When we had shrank to six people, I very sincerely asked them if it was time to pull the plug – and each of them emphatically said they didn’t want to do that, that they wanted this, needed it. So I got excited and once more threw everything at it. The next week we had three people – and I did pull the plug.
For a few weeks, I stopped all activist activities. An associate who I think was angry at me for not living up to her activist expectations of me told me angrily that I was just burned out – and I had no answer. But when a couple of weeks later she said it again, with even more fire, I said, “I don’t think I’m burned out – I’m just lost. I don’t know what to do. I’m discouraged, but I haven’t given up. I haven’t given up on doing something for the movement – I want to do something. I just don’t know what it is.”
A week ago, another email came through from MoveOn. “Resistance Summer” will train 1000 people to be better organizers – and focus them to resist Trump. This clicked for me immediately. In the background over these weeks, I had been getting glimpses of my own shortcomings as an organizer. MoveOn had what apparently were extensive databases of resources for organizing your local rallies – and I had never looked at them, preferring to trust my gut instincts. I saw periodic references to organizing a leadership team for your rally, but I was it for leading this rally – I made only a couple of minimal swipes at having anybody help me. If I’m to really make a difference, I need to learn a lot more about organizing.
I have also taken on some leadership in my church social justice team – and similarly there I was dead in the water, not following through on the tasks I had taken on. But yesterday, three days after applying for the Resistance Summer (I haven’t been accepted yet), I didn’t just do the five calls I was committed to for this social justice team – I did nine calls and it was fun, exciting.
What is calling you? What would it look like for you to be well-used? I think more than at any time in the recent past lots of us feel a need to do something. Are we meant to make calls to Congress? To attend a rally? A meeting? To keep up with our reading? To read this blog?
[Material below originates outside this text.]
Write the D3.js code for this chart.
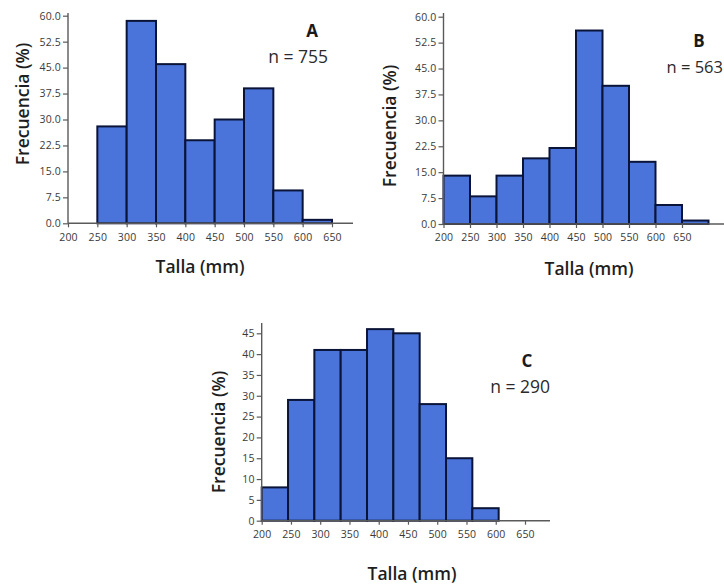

What kind of support do we need to move towards action? Do we need to talk to a friend? A pastor? Do we need to take the topic into prayer? Meditation? To church? I take it into dance – hold the intention, then dance and see where that takes me.
I think we all need to hold ourselves lovingly. What we have so far done or not done is just right. If we criticize ourselves it’s going to be harder to get clear. We can know and remember that we are smart and talented and resourceful – and that life will find ways to guide us towards that contribution we are uniquely scripted to make.